Transcribe only the part of the material below that begins at the line containing "Output the Python" and ends at the line containing "SIZE = 830 - OFF", with both kept and images left out.

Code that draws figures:
━━━━━━

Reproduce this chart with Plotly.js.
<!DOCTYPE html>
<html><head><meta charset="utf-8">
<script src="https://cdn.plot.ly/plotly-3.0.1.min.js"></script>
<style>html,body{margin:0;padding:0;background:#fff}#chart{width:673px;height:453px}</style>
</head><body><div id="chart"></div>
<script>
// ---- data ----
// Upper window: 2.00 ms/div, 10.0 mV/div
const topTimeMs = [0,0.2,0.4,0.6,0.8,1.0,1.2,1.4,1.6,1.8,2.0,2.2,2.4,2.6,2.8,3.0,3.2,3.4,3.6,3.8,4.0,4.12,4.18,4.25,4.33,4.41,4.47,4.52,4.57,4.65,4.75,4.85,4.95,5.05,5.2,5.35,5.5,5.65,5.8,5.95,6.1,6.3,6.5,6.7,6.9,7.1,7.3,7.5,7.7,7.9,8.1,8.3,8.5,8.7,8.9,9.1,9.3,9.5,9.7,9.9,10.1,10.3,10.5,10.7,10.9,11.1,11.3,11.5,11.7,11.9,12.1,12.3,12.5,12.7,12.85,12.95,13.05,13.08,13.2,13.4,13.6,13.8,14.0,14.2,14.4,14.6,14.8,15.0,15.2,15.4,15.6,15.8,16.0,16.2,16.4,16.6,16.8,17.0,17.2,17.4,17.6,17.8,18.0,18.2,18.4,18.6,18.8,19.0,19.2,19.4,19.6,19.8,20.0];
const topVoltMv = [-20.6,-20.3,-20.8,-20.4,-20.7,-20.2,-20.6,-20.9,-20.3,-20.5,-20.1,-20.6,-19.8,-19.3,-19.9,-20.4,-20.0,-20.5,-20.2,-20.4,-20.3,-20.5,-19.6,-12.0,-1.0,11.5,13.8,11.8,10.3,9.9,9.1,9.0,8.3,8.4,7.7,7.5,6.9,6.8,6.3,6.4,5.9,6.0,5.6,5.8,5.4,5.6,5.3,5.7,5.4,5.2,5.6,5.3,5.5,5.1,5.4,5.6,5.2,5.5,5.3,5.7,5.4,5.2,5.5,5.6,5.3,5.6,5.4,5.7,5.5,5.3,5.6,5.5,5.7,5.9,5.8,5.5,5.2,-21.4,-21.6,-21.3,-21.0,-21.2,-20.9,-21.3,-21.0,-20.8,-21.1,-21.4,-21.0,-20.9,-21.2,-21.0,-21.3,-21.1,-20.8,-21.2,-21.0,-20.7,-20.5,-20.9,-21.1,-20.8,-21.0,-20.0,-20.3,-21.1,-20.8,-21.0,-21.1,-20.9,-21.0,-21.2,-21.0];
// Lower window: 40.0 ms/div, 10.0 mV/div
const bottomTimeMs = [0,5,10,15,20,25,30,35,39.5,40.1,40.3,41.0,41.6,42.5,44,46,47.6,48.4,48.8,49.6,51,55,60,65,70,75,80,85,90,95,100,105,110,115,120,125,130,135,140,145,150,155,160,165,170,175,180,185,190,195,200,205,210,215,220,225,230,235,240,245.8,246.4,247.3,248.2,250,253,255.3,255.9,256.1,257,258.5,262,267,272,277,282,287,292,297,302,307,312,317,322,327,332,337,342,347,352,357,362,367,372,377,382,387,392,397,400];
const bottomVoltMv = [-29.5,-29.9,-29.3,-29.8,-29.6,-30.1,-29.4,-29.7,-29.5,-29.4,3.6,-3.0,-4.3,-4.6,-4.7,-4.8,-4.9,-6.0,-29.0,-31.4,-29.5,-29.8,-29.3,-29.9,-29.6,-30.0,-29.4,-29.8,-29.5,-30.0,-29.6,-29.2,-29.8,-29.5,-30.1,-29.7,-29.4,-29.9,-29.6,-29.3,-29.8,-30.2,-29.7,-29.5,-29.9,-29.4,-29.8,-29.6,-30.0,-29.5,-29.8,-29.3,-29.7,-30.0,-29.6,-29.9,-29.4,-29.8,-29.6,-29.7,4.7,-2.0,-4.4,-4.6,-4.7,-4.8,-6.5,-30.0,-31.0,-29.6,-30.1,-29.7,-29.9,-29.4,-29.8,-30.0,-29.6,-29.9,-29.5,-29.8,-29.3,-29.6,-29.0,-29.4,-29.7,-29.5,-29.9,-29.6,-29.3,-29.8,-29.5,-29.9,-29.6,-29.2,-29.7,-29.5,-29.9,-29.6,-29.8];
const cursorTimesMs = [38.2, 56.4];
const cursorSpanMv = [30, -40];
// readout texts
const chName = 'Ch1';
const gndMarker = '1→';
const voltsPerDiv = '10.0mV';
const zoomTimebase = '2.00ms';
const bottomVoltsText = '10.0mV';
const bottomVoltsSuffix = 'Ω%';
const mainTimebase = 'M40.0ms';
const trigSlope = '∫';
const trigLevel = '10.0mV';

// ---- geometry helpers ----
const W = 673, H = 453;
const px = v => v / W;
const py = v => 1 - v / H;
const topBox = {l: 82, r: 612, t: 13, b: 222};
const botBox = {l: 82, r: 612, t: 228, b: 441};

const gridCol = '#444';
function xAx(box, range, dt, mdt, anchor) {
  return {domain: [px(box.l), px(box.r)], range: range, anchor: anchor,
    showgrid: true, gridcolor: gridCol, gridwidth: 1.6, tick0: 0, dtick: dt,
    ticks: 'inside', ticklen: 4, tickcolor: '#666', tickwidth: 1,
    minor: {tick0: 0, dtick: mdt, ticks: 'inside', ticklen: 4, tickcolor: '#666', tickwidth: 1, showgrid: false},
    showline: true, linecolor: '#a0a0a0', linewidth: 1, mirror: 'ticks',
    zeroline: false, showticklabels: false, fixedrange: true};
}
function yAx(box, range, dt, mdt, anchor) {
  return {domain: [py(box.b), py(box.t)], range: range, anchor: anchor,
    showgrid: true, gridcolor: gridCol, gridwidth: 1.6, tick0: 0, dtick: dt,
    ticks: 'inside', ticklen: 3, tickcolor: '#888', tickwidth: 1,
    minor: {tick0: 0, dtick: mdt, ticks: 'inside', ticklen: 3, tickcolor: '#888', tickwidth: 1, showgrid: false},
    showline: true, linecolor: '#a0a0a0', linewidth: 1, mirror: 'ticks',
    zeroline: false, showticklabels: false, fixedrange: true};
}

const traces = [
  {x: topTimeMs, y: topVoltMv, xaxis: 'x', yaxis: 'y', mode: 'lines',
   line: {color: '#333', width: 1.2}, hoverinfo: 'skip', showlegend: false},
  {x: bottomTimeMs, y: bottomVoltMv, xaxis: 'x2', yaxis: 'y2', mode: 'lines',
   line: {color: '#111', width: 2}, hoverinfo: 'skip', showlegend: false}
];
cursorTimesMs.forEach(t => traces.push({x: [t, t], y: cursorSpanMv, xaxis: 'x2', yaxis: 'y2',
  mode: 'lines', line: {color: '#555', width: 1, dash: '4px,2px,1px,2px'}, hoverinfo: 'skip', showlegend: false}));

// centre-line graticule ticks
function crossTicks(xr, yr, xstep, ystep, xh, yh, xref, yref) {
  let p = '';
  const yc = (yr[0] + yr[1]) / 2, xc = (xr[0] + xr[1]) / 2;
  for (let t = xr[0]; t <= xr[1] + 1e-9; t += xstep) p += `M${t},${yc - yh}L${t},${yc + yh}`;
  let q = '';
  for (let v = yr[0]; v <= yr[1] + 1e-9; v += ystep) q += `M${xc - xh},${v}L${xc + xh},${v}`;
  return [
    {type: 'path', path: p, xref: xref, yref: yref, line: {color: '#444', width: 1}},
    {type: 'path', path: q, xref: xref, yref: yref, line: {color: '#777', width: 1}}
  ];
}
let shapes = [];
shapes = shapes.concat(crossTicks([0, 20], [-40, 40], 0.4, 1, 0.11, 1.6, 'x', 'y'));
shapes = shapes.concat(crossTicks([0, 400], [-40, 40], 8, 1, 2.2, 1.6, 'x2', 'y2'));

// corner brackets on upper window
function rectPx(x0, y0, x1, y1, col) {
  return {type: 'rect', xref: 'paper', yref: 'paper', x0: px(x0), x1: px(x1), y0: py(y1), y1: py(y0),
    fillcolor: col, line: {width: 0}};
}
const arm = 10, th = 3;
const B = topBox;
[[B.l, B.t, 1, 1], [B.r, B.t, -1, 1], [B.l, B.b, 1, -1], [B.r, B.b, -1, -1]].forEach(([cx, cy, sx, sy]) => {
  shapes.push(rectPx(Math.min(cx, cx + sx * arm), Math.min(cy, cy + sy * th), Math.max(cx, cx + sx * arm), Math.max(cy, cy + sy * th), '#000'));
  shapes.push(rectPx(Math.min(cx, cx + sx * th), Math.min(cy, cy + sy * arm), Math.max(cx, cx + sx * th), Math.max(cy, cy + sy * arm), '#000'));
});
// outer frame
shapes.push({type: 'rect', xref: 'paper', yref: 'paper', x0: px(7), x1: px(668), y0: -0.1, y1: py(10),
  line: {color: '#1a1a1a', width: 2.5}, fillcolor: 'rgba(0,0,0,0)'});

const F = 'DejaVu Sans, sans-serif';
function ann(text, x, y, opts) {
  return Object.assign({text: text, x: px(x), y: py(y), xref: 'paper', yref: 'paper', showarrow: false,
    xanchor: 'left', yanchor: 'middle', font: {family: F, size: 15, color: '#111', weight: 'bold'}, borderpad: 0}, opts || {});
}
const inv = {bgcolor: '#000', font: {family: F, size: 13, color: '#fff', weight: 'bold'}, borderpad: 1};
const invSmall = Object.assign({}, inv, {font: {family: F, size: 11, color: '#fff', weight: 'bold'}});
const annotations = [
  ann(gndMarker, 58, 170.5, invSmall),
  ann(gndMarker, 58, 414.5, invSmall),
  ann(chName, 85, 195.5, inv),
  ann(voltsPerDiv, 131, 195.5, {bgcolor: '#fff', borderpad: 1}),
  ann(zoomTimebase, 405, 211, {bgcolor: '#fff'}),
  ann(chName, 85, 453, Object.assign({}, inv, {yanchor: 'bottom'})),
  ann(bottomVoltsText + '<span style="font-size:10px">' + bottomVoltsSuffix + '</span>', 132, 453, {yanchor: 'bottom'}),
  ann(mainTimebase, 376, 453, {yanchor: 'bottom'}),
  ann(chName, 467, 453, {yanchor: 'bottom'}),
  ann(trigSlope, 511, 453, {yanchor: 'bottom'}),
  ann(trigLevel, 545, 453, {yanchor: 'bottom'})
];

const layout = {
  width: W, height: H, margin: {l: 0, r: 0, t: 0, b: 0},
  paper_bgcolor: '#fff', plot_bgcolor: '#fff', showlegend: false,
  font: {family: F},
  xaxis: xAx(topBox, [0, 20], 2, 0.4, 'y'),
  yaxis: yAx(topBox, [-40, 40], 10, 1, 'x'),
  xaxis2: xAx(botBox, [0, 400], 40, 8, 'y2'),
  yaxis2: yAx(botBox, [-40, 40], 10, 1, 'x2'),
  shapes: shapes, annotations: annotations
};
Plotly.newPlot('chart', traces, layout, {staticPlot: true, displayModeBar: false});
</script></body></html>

━━━━━━

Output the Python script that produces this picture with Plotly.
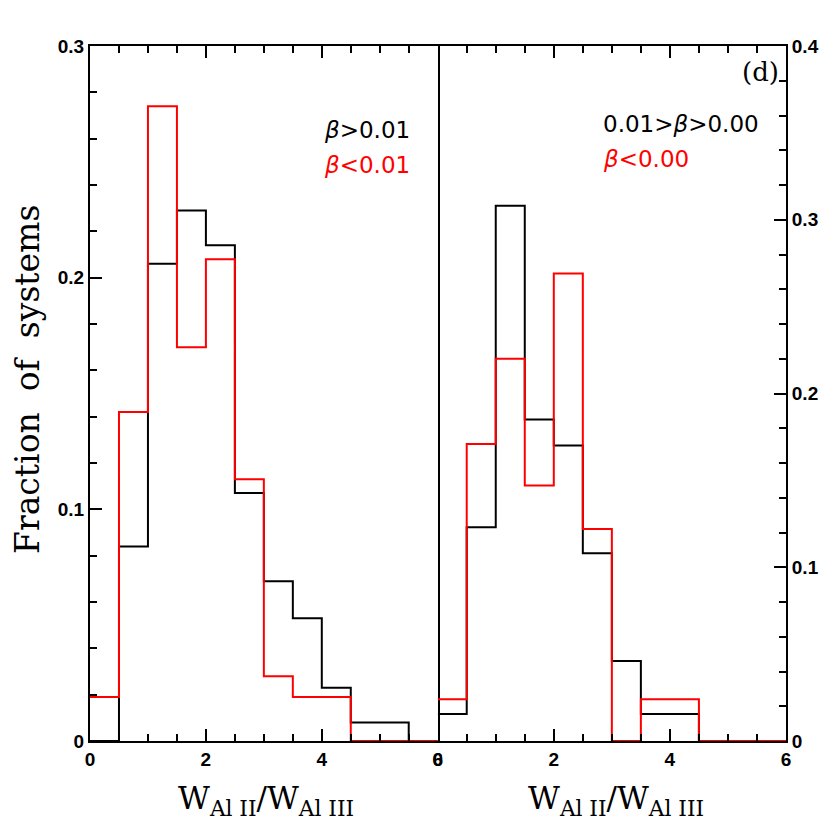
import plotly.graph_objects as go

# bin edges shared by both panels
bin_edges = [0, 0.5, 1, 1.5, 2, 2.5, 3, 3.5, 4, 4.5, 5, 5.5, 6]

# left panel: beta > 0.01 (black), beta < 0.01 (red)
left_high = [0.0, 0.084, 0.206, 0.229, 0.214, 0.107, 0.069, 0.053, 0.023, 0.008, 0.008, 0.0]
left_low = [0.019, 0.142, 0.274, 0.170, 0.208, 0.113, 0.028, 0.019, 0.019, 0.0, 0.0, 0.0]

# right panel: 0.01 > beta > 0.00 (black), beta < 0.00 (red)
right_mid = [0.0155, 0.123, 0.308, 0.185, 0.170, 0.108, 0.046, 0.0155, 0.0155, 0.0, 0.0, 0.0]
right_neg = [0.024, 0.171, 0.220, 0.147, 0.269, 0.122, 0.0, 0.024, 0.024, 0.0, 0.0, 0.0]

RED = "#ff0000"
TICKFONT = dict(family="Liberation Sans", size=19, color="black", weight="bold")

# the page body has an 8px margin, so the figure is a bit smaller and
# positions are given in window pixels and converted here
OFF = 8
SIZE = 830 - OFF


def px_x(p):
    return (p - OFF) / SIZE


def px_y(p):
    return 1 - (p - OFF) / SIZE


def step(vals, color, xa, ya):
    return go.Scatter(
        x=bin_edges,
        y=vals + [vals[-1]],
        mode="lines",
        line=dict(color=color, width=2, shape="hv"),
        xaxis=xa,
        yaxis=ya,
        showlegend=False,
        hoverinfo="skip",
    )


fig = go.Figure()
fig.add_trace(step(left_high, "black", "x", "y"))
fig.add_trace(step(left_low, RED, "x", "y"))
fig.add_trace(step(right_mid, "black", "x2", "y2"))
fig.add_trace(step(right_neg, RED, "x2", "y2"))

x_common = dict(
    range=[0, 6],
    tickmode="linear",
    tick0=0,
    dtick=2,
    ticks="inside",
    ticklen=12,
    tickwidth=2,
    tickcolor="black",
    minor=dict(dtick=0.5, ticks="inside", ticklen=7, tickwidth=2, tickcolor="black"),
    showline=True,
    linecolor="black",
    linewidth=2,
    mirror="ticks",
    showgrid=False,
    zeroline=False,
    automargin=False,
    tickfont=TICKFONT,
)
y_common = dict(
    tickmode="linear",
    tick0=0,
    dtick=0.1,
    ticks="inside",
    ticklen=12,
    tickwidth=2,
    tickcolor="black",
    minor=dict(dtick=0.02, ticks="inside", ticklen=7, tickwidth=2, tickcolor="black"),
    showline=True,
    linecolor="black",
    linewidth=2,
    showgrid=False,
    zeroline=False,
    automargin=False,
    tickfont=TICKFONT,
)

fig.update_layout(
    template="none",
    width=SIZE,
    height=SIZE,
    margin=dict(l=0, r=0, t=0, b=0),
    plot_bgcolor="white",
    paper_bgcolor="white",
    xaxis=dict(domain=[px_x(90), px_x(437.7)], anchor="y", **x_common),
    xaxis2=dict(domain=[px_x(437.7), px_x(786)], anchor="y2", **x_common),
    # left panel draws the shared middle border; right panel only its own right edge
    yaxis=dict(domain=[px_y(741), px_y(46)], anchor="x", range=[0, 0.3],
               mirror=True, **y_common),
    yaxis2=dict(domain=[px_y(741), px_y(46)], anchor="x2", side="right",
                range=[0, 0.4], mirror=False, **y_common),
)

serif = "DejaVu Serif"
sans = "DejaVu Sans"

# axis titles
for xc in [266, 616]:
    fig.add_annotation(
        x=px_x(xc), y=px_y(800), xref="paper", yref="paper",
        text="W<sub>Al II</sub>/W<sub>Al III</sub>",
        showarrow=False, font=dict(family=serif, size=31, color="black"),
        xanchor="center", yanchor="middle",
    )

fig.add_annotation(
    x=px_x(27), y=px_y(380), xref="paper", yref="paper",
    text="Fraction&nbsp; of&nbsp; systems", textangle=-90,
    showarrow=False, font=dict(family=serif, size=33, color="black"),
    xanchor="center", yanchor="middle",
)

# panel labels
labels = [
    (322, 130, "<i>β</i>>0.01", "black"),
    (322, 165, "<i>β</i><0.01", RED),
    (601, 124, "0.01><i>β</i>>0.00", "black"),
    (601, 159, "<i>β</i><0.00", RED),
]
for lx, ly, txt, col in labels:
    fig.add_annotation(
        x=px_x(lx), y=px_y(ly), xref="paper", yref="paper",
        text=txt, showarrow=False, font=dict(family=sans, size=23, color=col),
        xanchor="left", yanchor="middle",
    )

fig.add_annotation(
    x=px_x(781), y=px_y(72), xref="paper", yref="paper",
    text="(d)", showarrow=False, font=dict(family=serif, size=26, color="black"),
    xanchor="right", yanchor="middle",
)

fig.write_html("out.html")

━━━━━━

- **Output of the task**
Output the Python script that produces this picture with Plotly.
import plotly.graph_objects as go

# bin edges shared by both panels
bin_edges = [0, 0.5, 1, 1.5, 2, 2.5, 3, 3.5, 4, 4.5, 5, 5.5, 6]

# left panel: beta > 0.01 (black), beta < 0.01 (red)
left_high = [0.0, 0.084, 0.206, 0.229, 0.214, 0.107, 0.069, 0.053, 0.023, 0.008, 0.008, 0.0]
left_low = [0.019, 0.142, 0.274, 0.170, 0.208, 0.113, 0.028, 0.019, 0.019, 0.0, 0.0, 0.0]

# right panel: 0.01 > beta > 0.00 (black), beta < 0.00 (red)
right_mid = [0.0155, 0.123, 0.308, 0.185, 0.170, 0.108, 0.046, 0.0155, 0.0155, 0.0, 0.0, 0.0]
right_neg = [0.024, 0.171, 0.220, 0.147, 0.269, 0.122, 0.0, 0.024, 0.024, 0.0, 0.0, 0.0]

RED = "#ff0000"
TICKFONT = dict(family="Liberation Sans", size=19, color="black", weight="bold")

# the page body has an 8px margin, so the figure is a bit smaller and
# positions are given in window pixels and converted here
OFF = 8
SIZE = 830 - OFF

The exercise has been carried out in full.